-- begin Raw data --
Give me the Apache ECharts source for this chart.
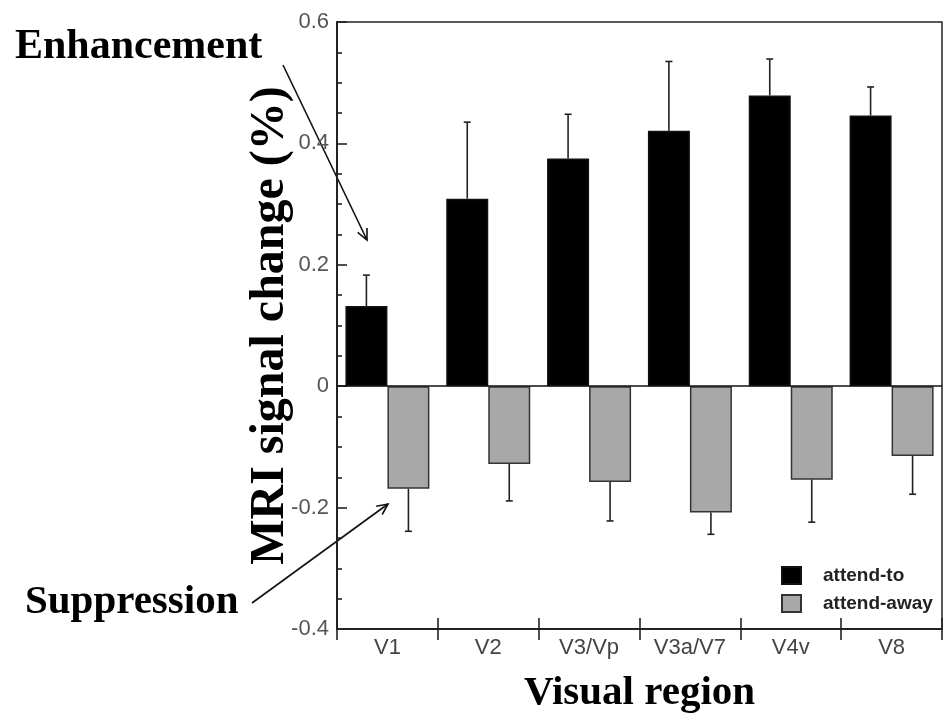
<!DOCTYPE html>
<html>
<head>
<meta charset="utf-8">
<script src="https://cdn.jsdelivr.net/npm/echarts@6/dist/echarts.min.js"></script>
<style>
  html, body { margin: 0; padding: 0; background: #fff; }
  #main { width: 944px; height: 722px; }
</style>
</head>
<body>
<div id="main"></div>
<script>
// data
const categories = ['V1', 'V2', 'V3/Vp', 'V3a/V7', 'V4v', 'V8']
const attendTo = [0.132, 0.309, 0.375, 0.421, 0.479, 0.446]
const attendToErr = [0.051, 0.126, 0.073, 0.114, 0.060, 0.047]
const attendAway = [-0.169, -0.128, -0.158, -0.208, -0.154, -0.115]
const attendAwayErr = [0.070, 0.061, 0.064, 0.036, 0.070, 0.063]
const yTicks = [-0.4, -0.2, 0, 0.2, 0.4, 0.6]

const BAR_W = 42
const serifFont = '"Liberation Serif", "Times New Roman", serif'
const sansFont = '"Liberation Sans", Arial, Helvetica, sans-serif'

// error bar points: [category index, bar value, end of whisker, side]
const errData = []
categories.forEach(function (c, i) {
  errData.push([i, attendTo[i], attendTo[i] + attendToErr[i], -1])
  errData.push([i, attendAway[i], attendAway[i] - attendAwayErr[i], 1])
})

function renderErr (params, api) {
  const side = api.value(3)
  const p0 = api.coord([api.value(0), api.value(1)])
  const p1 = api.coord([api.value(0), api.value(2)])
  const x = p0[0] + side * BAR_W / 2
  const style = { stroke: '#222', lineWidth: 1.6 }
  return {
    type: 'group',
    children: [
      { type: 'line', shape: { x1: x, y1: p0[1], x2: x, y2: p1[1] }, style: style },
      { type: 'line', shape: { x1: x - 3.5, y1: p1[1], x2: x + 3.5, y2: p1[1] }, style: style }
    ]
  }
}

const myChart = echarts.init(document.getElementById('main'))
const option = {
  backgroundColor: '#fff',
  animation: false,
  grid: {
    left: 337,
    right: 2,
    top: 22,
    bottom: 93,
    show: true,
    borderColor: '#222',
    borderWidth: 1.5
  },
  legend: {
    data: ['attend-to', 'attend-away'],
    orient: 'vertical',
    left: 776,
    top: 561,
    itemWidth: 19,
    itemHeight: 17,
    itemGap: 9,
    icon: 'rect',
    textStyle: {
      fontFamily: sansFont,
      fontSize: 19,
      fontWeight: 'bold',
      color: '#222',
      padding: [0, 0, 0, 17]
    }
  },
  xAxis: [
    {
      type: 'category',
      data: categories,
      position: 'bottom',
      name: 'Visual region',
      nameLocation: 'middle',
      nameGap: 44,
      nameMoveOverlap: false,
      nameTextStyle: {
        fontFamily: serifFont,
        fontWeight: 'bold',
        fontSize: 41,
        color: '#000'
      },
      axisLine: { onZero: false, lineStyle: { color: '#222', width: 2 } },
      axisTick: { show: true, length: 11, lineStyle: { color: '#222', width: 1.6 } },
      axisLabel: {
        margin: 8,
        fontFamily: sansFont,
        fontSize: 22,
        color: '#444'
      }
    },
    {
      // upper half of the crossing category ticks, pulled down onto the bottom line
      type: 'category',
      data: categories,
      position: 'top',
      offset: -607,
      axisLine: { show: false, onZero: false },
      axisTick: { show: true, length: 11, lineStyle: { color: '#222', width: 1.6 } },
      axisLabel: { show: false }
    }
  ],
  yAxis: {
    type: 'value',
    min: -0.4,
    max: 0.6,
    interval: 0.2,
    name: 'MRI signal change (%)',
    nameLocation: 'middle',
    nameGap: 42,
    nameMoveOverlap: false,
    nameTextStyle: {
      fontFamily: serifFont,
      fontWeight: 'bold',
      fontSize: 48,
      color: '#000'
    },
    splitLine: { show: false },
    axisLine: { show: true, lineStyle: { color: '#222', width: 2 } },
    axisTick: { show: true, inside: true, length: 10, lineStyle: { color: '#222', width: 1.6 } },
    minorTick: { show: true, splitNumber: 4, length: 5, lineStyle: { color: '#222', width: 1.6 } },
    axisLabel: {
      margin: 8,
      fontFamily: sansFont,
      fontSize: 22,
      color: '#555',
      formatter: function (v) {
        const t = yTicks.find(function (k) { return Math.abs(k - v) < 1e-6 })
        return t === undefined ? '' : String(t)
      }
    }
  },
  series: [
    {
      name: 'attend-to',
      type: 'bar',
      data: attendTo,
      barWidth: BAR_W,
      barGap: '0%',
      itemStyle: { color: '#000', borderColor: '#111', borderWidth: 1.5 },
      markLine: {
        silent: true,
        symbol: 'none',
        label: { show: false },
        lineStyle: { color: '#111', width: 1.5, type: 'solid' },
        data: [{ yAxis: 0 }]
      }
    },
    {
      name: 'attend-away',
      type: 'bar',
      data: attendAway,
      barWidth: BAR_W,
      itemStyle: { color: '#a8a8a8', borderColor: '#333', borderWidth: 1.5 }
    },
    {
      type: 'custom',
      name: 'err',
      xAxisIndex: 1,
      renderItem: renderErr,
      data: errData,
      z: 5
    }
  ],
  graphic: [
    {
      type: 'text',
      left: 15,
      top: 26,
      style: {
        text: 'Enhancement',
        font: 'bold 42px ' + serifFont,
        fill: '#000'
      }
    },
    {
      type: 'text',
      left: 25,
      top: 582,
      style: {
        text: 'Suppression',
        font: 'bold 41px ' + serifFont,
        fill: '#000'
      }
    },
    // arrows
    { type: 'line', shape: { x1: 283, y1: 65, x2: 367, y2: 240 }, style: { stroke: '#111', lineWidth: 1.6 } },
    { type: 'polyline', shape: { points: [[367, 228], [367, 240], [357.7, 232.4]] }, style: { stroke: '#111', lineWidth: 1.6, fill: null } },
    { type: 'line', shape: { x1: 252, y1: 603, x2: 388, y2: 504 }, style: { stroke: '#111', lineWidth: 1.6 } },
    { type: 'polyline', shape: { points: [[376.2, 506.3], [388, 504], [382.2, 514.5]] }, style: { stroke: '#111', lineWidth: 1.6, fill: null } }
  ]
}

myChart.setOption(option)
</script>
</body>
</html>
-- end Raw data --
- **Prompt**
Give every line back word for word and leave the pictures out.

- **Solution**
Give me the Apache ECharts source for this chart.
<!DOCTYPE html>
<html>
<head>
<meta charset="utf-8">
<script src="https://cdn.jsdelivr.net/npm/echarts@6/dist/echarts.min.js"></script>
<style>
  html, body { margin: 0; padding: 0; background: #fff; }
  #main { width: 944px; height: 722px; }
</style>
</head>
<body>
<div id="main"></div>
<script>
// data
const categories = ['V1', 'V2', 'V3/Vp', 'V3a/V7', 'V4v', 'V8']
const attendTo = [0.132, 0.309, 0.375, 0.421, 0.479, 0.446]
const attendToErr = [0.051, 0.126, 0.073, 0.114, 0.060, 0.047]
const attendAway = [-0.169, -0.128, -0.158, -0.208, -0.154, -0.115]
const attendAwayErr = [0.070, 0.061, 0.064, 0.036, 0.070, 0.063]
const yTicks = [-0.4, -0.2, 0, 0.2, 0.4, 0.6]

const BAR_W = 42
const serifFont = '"Liberation Serif", "Times New Roman", serif'
const sansFont = '"Liberation Sans", Arial, Helvetica, sans-serif'

// error bar points: [category index, bar value, end of whisker, side]
const errData = []
categories.forEach(function (c, i) {
  errData.push([i, attendTo[i], attendTo[i] + attendToErr[i], -1])
  errData.push([i, attendAway[i], attendAway[i] - attendAwayErr[i], 1])
})

function renderErr (params, api) {
  const side = api.value(3)
  const p0 = api.coord([api.value(0), api.value(1)])
  const p1 = api.coord([api.value(0), api.value(2)])
  const x = p0[0] + side * BAR_W / 2
  const style = { stroke: '#222', lineWidth: 1.6 }
  return {
    type: 'group',
    children: [
      { type: 'line', shape: { x1: x, y1: p0[1], x2: x, y2: p1[1] }, style: style },
      { type: 'line', shape: { x1: x - 3.5, y1: p1[1], x2: x + 3.5, y2: p1[1] }, style: style }
    ]
  }
}

const myChart = echarts.init(document.getElementById('main'))
const option = {
  backgroundColor: '#fff',
  animation: false,
  grid: {
    left: 337,
    right: 2,
    top: 22,
    bottom: 93,
    show: true,
    borderColor: '#222',
    borderWidth: 1.5
  },
  legend: {
    data: ['attend-to', 'attend-away'],
    orient: 'vertical',
    left: 776,
    top: 561,
    itemWidth: 19,
    itemHeight: 17,
    itemGap: 9,
    icon: 'rect',
    textStyle: {
      fontFamily: sansFont,
      fontSize: 19,
      fontWeight: 'bold',
      color: '#222',
      padding: [0, 0, 0, 17]
    }
  },
  xAxis: [
    {
      type: 'category',
      data: categories,
      position: 'bottom',
      name: 'Visual region',
      nameLocation: 'middle',
      nameGap: 44,
      nameMoveOverlap: false,
      nameTextStyle: {
        fontFamily: serifFont,
        fontWeight: 'bold',
        fontSize: 41,
        color: '#000'
      },
      axisLine: { onZero: false, lineStyle: { color: '#222', width: 2 } },
      axisTick: { show: true, length: 11, lineStyle: { color: '#222', width: 1.6 } },
      axisLabel: {
        margin: 8,
        fontFamily: sansFont,
        fontSize: 22,
        color: '#444'
      }
    },
    {
      // upper half of the crossing category ticks, pulled down onto the bottom line
      type: 'category',
      data: categories,
      position: 'top',
      offset: -607,
      axisLine: { show: false, onZero: false },
      axisTick: { show: true, length: 11, lineStyle: { color: '#222', width: 1.6 } },
      axisLabel: { show: false }
    }
  ],
  yAxis: {
    type: 'value',
    min: -0.4,
    max: 0.6,
    interval: 0.2,
    name: 'MRI signal change (%)',
    nameLocation: 'middle',
    nameGap: 42,
    nameMoveOverlap: false,
    nameTextStyle: {
      fontFamily: serifFont,
      fontWeight: 'bold',
      fontSize: 48,
      color: '#000'
    },
    splitLine: { show: false },
    axisLine: { show: true, lineStyle: { color: '#222', width: 2 } },
    axisTick: { show: true, inside: true, length: 10, lineStyle: { color: '#222', width: 1.6 } },
    minorTick: { show: true, splitNumber: 4, length: 5, lineStyle: { color: '#222', width: 1.6 } },
    axisLabel: {
      margin: 8,
      fontFamily: sansFont,
      fontSize: 22,
      color: '#555',
      formatter: function (v) {
        const t = yTicks.find(function (k) { return Math.abs(k - v) < 1e-6 })
        return t === undefined ? '' : String(t)
      }
    }
  },
  series: [
    {
      name: 'attend-to',
      type: 'bar',
      data: attendTo,
      barWidth: BAR_W,
      barGap: '0%',
      itemStyle: { color: '#000', borderColor: '#111', borderWidth: 1.5 },
      markLine: {
        silent: true,
        symbol: 'none',
        label: { show: false },
        lineStyle: { color: '#111', width: 1.5, type: 'solid' },
        data: [{ yAxis: 0 }]
      }
    },
    {
      name: 'attend-away',
      type: 'bar',
      data: attendAway,
      barWidth: BAR_W,
      itemStyle: { color: '#a8a8a8', borderColor: '#333', borderWidth: 1.5 }
    },
    {
      type: 'custom',
      name: 'err',
      xAxisIndex: 1,
      renderItem: renderErr,
      data: errData,
      z: 5
    }
  ],
  graphic: [
    {
      type: 'text',
      left: 15,
      top: 26,
      style: {
        text: 'Enhancement',
        font: 'bold 42px ' + serifFont,
        fill: '#000'
      }
    },
    {
      type: 'text',
      left: 25,
      top: 582,
      style: {
        text: 'Suppression',
        font: 'bold 41px ' + serifFont,
        fill: '#000'
      }
    },
    // arrows
    { type: 'line', shape: { x1: 283, y1: 65, x2: 367, y2: 240 }, style: { stroke: '#111', lineWidth: 1.6 } },
    { type: 'polyline', shape: { points: [[367, 228], [367, 240], [357.7, 232.4]] }, style: { stroke: '#111', lineWidth: 1.6, fill: null } },
    { type: 'line', shape: { x1: 252, y1: 603, x2: 388, y2: 504 }, style: { stroke: '#111', lineWidth: 1.6 } },
    { type: 'polyline', shape: { points: [[376.2, 506.3], [388, 504], [382.2, 514.5]] }, style: { stroke: '#111', lineWidth: 1.6, fill: null } }
  ]
}

myChart.setOption(option)
</script>
</body>
</html>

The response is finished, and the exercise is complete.